START

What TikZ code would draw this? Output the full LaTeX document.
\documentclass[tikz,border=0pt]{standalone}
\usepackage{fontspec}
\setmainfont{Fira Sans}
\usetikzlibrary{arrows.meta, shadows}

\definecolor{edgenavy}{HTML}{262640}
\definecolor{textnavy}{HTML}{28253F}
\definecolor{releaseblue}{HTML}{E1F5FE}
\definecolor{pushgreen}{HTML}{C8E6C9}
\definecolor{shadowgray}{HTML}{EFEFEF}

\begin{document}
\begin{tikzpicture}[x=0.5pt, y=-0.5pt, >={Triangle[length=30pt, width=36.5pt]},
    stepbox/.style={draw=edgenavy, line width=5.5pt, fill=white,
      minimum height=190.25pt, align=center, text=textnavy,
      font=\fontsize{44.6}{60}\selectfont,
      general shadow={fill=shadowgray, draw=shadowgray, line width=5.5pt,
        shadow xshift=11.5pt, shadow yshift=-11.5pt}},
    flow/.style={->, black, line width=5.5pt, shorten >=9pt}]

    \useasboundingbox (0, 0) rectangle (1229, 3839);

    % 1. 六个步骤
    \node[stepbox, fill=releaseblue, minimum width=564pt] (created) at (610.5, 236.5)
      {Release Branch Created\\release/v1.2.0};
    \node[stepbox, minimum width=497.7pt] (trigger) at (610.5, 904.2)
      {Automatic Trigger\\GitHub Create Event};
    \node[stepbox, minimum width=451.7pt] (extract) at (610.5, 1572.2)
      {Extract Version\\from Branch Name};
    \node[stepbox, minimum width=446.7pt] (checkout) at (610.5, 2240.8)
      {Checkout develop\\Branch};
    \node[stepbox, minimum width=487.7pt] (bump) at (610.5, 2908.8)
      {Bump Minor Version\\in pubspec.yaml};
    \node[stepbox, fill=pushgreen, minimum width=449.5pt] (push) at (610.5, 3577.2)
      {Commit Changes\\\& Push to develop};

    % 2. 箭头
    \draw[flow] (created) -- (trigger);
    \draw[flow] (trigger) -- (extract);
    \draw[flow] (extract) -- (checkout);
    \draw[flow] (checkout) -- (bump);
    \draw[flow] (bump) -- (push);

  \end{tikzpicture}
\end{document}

END

OBJECTIVE
Restate the data above word for word.

THE ANSWER
What TikZ code would draw this? Output the full LaTeX document.
\documentclass[tikz,border=0pt]{standalone}
\usepackage{fontspec}
\setmainfont{Fira Sans}
\usetikzlibrary{arrows.meta, shadows}

\definecolor{edgenavy}{HTML}{262640}
\definecolor{textnavy}{HTML}{28253F}
\definecolor{releaseblue}{HTML}{E1F5FE}
\definecolor{pushgreen}{HTML}{C8E6C9}
\definecolor{shadowgray}{HTML}{EFEFEF}

\begin{document}
\begin{tikzpicture}[x=0.5pt, y=-0.5pt, >={Triangle[length=30pt, width=36.5pt]},
    stepbox/.style={draw=edgenavy, line width=5.5pt, fill=white,
      minimum height=190.25pt, align=center, text=textnavy,
      font=\fontsize{44.6}{60}\selectfont,
      general shadow={fill=shadowgray, draw=shadowgray, line width=5.5pt,
        shadow xshift=11.5pt, shadow yshift=-11.5pt}},
    flow/.style={->, black, line width=5.5pt, shorten >=9pt}]

    \useasboundingbox (0, 0) rectangle (1229, 3839);

    % 1. 六个步骤
    \node[stepbox, fill=releaseblue, minimum width=564pt] (created) at (610.5, 236.5)
      {Release Branch Created\\release/v1.2.0};
    \node[stepbox, minimum width=497.7pt] (trigger) at (610.5, 904.2)
      {Automatic Trigger\\GitHub Create Event};
    \node[stepbox, minimum width=451.7pt] (extract) at (610.5, 1572.2)
      {Extract Version\\from Branch Name};
    \node[stepbox, minimum width=446.7pt] (checkout) at (610.5, 2240.8)
      {Checkout develop\\Branch};
    \node[stepbox, minimum width=487.7pt] (bump) at (610.5, 2908.8)
      {Bump Minor Version\\in pubspec.yaml};
    \node[stepbox, fill=pushgreen, minimum width=449.5pt] (push) at (610.5, 3577.2)
      {Commit Changes\\\& Push to develop};

    % 2. 箭头
    \draw[flow] (created) -- (trigger);
    \draw[flow] (trigger) -- (extract);
    \draw[flow] (extract) -- (checkout);
    \draw[flow] (checkout) -- (bump);
    \draw[flow] (bump) -- (push);

  \end{tikzpicture}
\end{document}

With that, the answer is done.